Restate the data below word for word. Skip any images it contains.
_____
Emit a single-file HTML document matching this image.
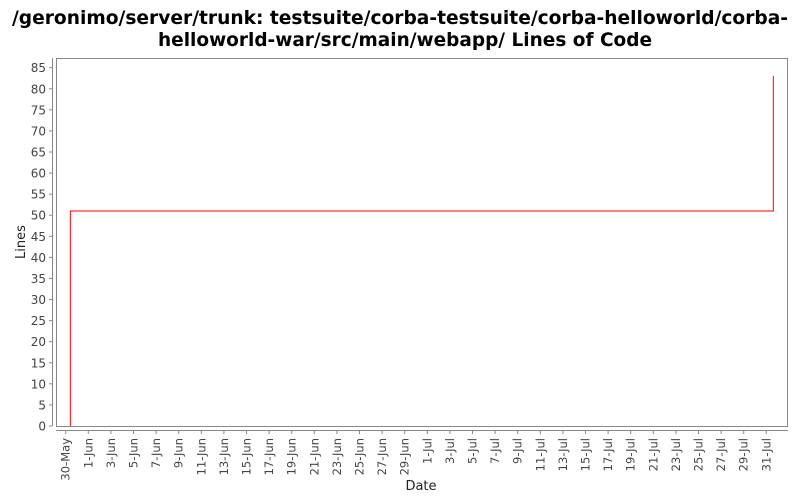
<!DOCTYPE html>
<html><head><meta charset="utf-8"><style>
body{margin:0;background:#fff;font-family:"DejaVu Sans","Liberation Sans",sans-serif}
</style></head><body>
<svg id="chart" width="800" height="500" xmlns="http://www.w3.org/2000/svg" font-family="DejaVu Sans, Liberation Sans, sans-serif">
<text x="400" y="24" text-anchor="middle" font-size="19" font-weight="bold" fill="#000" textLength="776" lengthAdjust="spacingAndGlyphs">/geronimo/server/trunk: testsuite/corba-testsuite/corba-helloworld/corba-</text>
<text x="405" y="46" text-anchor="middle" font-size="19" font-weight="bold" fill="#000" textLength="494" lengthAdjust="spacingAndGlyphs">helloworld-war/src/main/webapp/ Lines of Code</text>
<rect x="56.5" y="58.5" width="731" height="368" fill="#fff" stroke="#888"/>
<g id="yaxis"></g>
<g id="xaxis"></g>
<g id="series"></g>
<text x="25" y="242" text-anchor="middle" font-size="13" fill="#222" transform="rotate(-90 25 242)">Lines</text>
<text x="421" y="490" text-anchor="middle" font-size="13" fill="#222">Date</text>
</svg>
<script>
// data: day offsets from 30-May, and line counts (step series)
const changeDays = [0.41, 62.62];
const changeValues = [51, 83];
const yTicks = [0,5,10,15,20,25,30,35,40,45,50,55,60,65,70,75,80,85];
const xTickLabels = ["30-May","1-Jun","3-Jun","5-Jun","7-Jun","9-Jun","11-Jun","13-Jun","15-Jun","17-Jun","19-Jun","21-Jun","23-Jun","25-Jun","27-Jun","29-Jun","1-Jul","3-Jul","5-Jul","7-Jul","9-Jul","11-Jul","13-Jul","15-Jul","17-Jul","19-Jul","21-Jul","23-Jul","25-Jul","27-Jul","29-Jul","31-Jul"];
const xTickDays = [0,2,4,6,8,10,12,14,16,18,20,22,24,26,28,30,32,34,36,38,40,42,44,46,48,50,52,54,56,58,60,62];

const NS="http://www.w3.org/2000/svg";
const X0=56,X1=788,Y0=426,Y1=58;
const dMin=-0.86,dMax=63.92,vMin=0,vMax=87.3;
function sx(d){return X0+(d-dMin)/(dMax-dMin)*(X1-X0);}
function sy(v){return Y0-(v-vMin)/(vMax-vMin)*(Y0-Y1);}
function mk(tag,attrs,parent){const e=document.createElementNS(NS,tag);for(const k in attrs)e.setAttribute(k,attrs[k]);parent.appendChild(e);return e;}

const ya=document.getElementById('yaxis');
mk('line',{x1:52.5,y1:Y1,x2:52.5,y2:Y0,stroke:'#888'},ya);
yTicks.forEach(v=>{
  const y=sy(v);
  const t=mk('line',{x1:49,y1:y,x2:52.5,y2:y,stroke:'#888'},ya);
  
  
  const l=mk('text',{x:46,y:y+4.5,'text-anchor':'end','font-size':12,fill:'#444'},ya);
  l.textContent=v;
  
  
});
const xa=document.getElementById('xaxis');
mk('line',{x1:X0,y1:430.5,x2:X1,y2:430.5,stroke:'#888'},xa);
xTickDays.forEach((d,i)=>{
  const x=sx(d);
  const t=mk('line',{x1:x,y1:430.5,x2:x,y2:434,stroke:'#888'},xa);
  
  
  const l=mk('text',{x:0,y:0,'text-anchor':'end','font-size':11.5,fill:'#444',transform:`translate(${x+4},438) rotate(-90)`},xa);
  l.textContent=xTickLabels[i];
  
  
});
const sg=document.getElementById('series');
let pts=[];let prev=0;
changeDays.forEach((d,i)=>{pts.push([sx(d),sy(prev)]);pts.push([sx(d),sy(changeValues[i])]);prev=changeValues[i];});
const pl=mk('polyline',{points:pts.map(p=>p.join(',')).join(' '),fill:'none',stroke:'#f00','stroke-width':1},sg);


</script>
</body></html>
_____
WORKED ANSWER:
Emit a single-file HTML document matching this image.
<!DOCTYPE html>
<html><head><meta charset="utf-8"><style>
body{margin:0;background:#fff;font-family:"DejaVu Sans","Liberation Sans",sans-serif}
</style></head><body>
<svg id="chart" width="800" height="500" xmlns="http://www.w3.org/2000/svg" font-family="DejaVu Sans, Liberation Sans, sans-serif">
<text x="400" y="24" text-anchor="middle" font-size="19" font-weight="bold" fill="#000" textLength="776" lengthAdjust="spacingAndGlyphs">/geronimo/server/trunk: testsuite/corba-testsuite/corba-helloworld/corba-</text>
<text x="405" y="46" text-anchor="middle" font-size="19" font-weight="bold" fill="#000" textLength="494" lengthAdjust="spacingAndGlyphs">helloworld-war/src/main/webapp/ Lines of Code</text>
<rect x="56.5" y="58.5" width="731" height="368" fill="#fff" stroke="#888"/>
<g id="yaxis"></g>
<g id="xaxis"></g>
<g id="series"></g>
<text x="25" y="242" text-anchor="middle" font-size="13" fill="#222" transform="rotate(-90 25 242)">Lines</text>
<text x="421" y="490" text-anchor="middle" font-size="13" fill="#222">Date</text>
</svg>
<script>
// data: day offsets from 30-May, and line counts (step series)
const changeDays = [0.41, 62.62];
const changeValues = [51, 83];
const yTicks = [0,5,10,15,20,25,30,35,40,45,50,55,60,65,70,75,80,85];
const xTickLabels = ["30-May","1-Jun","3-Jun","5-Jun","7-Jun","9-Jun","11-Jun","13-Jun","15-Jun","17-Jun","19-Jun","21-Jun","23-Jun","25-Jun","27-Jun","29-Jun","1-Jul","3-Jul","5-Jul","7-Jul","9-Jul","11-Jul","13-Jul","15-Jul","17-Jul","19-Jul","21-Jul","23-Jul","25-Jul","27-Jul","29-Jul","31-Jul"];
const xTickDays = [0,2,4,6,8,10,12,14,16,18,20,22,24,26,28,30,32,34,36,38,40,42,44,46,48,50,52,54,56,58,60,62];

const NS="http://www.w3.org/2000/svg";
const X0=56,X1=788,Y0=426,Y1=58;
const dMin=-0.86,dMax=63.92,vMin=0,vMax=87.3;
function sx(d){return X0+(d-dMin)/(dMax-dMin)*(X1-X0);}
function sy(v){return Y0-(v-vMin)/(vMax-vMin)*(Y0-Y1);}
function mk(tag,attrs,parent){const e=document.createElementNS(NS,tag);for(const k in attrs)e.setAttribute(k,attrs[k]);parent.appendChild(e);return e;}

const ya=document.getElementById('yaxis');
mk('line',{x1:52.5,y1:Y1,x2:52.5,y2:Y0,stroke:'#888'},ya);
yTicks.forEach(v=>{
  const y=sy(v);
  const t=mk('line',{x1:49,y1:y,x2:52.5,y2:y,stroke:'#888'},ya);
  
  
  const l=mk('text',{x:46,y:y+4.5,'text-anchor':'end','font-size':12,fill:'#444'},ya);
  l.textContent=v;
  
  
});
const xa=document.getElementById('xaxis');
mk('line',{x1:X0,y1:430.5,x2:X1,y2:430.5,stroke:'#888'},xa);
xTickDays.forEach((d,i)=>{
  const x=sx(d);
  const t=mk('line',{x1:x,y1:430.5,x2:x,y2:434,stroke:'#888'},xa);
  
  
  const l=mk('text',{x:0,y:0,'text-anchor':'end','font-size':11.5,fill:'#444',transform:`translate(${x+4},438) rotate(-90)`},xa);
  l.textContent=xTickLabels[i];
  
  
});
const sg=document.getElementById('series');
let pts=[];let prev=0;
changeDays.forEach((d,i)=>{pts.push([sx(d),sy(prev)]);pts.push([sx(d),sy(changeValues[i])]);prev=changeValues[i];});
const pl=mk('polyline',{points:pts.map(p=>p.join(',')).join(' '),fill:'none',stroke:'#f00','stroke-width':1},sg);


</script>
</body></html>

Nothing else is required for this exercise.